I'm curious to use GMFlow for stereo matching task. I noticed the closed issue #13 where you suggested to replace 2D cross-attention in Transformers with 1D cross-attention and 2D global matching with 1D global matching.
Using Stereo-RAFT 1D correlation as a model I did manage to implement somehow 1D global matching but not sure at all if it is right or wrong (didn't manage to include pred_bidir_flow parameter).
def coords_grid(b, h, w):
y, x = torch.meshgrid(torch.arange(h), torch.arange(w)) # [H, W]
stacks = [x, y]
grid = torch.stack(stacks, dim=0).float() # [2, H, W] or [3, H, W]
grid = grid[None].repeat(b, 1, 1, 1) # [B, 2, H, W] or [B, 3, H, W]
return grid
def global_correlation_softmax_1d(feature0, feature1):
# global correlation
b, c, h, w = feature0.shape
feature0 = feature0.permute(0, 2, 3, 1)
feature1 = feature1.permute(0, 2, 1, 3)
corr = torch.matmul(feature0, feature1) / (c ** 0.5) # [B, H, W, W]
# flow from softmax
init_grid = coords_grid(b, h, w).to(corr.device) # [B, 2, H, W]

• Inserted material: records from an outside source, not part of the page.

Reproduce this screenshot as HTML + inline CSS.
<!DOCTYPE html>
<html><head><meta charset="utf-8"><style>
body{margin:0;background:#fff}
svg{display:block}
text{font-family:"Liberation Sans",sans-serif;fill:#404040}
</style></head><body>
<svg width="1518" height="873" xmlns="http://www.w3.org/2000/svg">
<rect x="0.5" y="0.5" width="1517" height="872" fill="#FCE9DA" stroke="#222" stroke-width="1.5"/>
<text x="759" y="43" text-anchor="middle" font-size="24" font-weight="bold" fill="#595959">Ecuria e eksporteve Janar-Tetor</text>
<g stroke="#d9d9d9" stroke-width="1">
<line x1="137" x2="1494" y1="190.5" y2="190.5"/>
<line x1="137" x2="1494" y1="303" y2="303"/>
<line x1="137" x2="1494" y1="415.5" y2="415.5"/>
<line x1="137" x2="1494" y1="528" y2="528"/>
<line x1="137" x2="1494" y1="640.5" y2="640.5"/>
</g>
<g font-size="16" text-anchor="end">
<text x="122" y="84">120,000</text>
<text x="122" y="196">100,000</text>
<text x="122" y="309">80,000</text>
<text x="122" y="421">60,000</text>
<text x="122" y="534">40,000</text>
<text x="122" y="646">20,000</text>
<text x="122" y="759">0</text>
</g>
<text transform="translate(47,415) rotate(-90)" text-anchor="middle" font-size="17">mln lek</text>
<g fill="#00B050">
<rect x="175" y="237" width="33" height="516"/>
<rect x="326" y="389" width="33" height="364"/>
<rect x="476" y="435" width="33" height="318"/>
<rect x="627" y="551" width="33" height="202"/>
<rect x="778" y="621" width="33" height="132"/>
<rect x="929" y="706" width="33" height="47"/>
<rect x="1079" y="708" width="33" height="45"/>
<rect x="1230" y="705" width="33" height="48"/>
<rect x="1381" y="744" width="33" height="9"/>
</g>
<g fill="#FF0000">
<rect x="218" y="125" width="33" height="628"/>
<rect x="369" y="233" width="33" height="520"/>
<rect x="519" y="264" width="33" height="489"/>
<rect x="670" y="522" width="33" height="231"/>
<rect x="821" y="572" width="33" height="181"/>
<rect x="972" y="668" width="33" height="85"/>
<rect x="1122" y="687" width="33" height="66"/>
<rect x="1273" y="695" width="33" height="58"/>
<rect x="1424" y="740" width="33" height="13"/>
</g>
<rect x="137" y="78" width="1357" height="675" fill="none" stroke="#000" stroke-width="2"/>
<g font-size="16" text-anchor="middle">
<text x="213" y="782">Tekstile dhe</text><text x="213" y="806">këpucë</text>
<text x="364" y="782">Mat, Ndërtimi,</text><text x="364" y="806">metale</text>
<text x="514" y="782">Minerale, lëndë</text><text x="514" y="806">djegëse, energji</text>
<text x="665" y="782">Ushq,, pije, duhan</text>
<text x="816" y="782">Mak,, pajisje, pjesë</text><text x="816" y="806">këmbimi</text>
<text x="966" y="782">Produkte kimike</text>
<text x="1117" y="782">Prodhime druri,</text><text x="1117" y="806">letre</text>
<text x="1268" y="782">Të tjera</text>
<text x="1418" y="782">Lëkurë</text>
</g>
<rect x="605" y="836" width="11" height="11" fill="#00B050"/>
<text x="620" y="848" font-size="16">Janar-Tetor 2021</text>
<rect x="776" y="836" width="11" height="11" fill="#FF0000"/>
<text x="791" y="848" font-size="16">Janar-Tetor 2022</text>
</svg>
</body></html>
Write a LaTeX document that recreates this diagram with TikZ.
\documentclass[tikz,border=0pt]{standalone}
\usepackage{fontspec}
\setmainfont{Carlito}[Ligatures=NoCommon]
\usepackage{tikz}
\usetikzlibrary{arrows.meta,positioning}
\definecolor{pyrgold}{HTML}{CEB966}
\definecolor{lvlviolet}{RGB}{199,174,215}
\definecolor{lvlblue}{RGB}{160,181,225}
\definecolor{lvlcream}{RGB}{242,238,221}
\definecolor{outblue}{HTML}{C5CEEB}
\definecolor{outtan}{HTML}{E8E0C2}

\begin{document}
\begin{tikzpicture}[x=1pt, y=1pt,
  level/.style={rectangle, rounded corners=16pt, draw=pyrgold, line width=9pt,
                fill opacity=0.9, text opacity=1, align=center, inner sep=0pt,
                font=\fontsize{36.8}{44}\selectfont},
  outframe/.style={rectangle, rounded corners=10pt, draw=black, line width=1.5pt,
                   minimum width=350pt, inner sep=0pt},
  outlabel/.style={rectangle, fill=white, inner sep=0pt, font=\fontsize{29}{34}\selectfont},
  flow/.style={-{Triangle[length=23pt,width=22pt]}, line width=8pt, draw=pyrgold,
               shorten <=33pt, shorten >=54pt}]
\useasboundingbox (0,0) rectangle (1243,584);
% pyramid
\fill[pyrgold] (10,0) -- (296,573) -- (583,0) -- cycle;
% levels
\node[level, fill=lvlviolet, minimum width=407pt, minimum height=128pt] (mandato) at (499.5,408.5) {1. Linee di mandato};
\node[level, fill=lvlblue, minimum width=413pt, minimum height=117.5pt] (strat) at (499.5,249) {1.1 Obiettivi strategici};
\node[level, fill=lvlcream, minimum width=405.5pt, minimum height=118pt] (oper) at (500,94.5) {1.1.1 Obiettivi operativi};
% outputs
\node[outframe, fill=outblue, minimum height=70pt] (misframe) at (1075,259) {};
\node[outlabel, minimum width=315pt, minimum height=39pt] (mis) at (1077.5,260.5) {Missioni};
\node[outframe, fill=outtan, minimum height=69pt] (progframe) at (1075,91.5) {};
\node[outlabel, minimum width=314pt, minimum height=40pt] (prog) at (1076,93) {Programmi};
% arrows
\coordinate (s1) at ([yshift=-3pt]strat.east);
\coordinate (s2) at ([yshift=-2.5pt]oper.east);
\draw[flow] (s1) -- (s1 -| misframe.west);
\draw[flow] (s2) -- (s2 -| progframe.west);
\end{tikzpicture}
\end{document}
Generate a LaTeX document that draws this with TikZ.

grid = init_grid.permute(0, 2, 3, 1) # [B, H*W, 2]
prob = F.softmax(corr, dim=-1) # [B, H, W, W]
correspondence = torch.matmul(prob, grid).permute(0, 3, 1, 2) # [B, 2, H, W]
# when predicting bidirectional flow, flow is the concatenation of forward flow and backward flow
flow = correspondence - init_grid
return flow
For the 2D cross-attention replacement with 1D variant I don't know exactly which function I should modify. I assume that modifications should be done in single_head_split_window_attention() function but no idea how.
I also noticed that the results of GMStereo is added to Middlebury stereo evalutation. Are you planning to release codes related to that project (this would solve automatically my issues related to modifications)?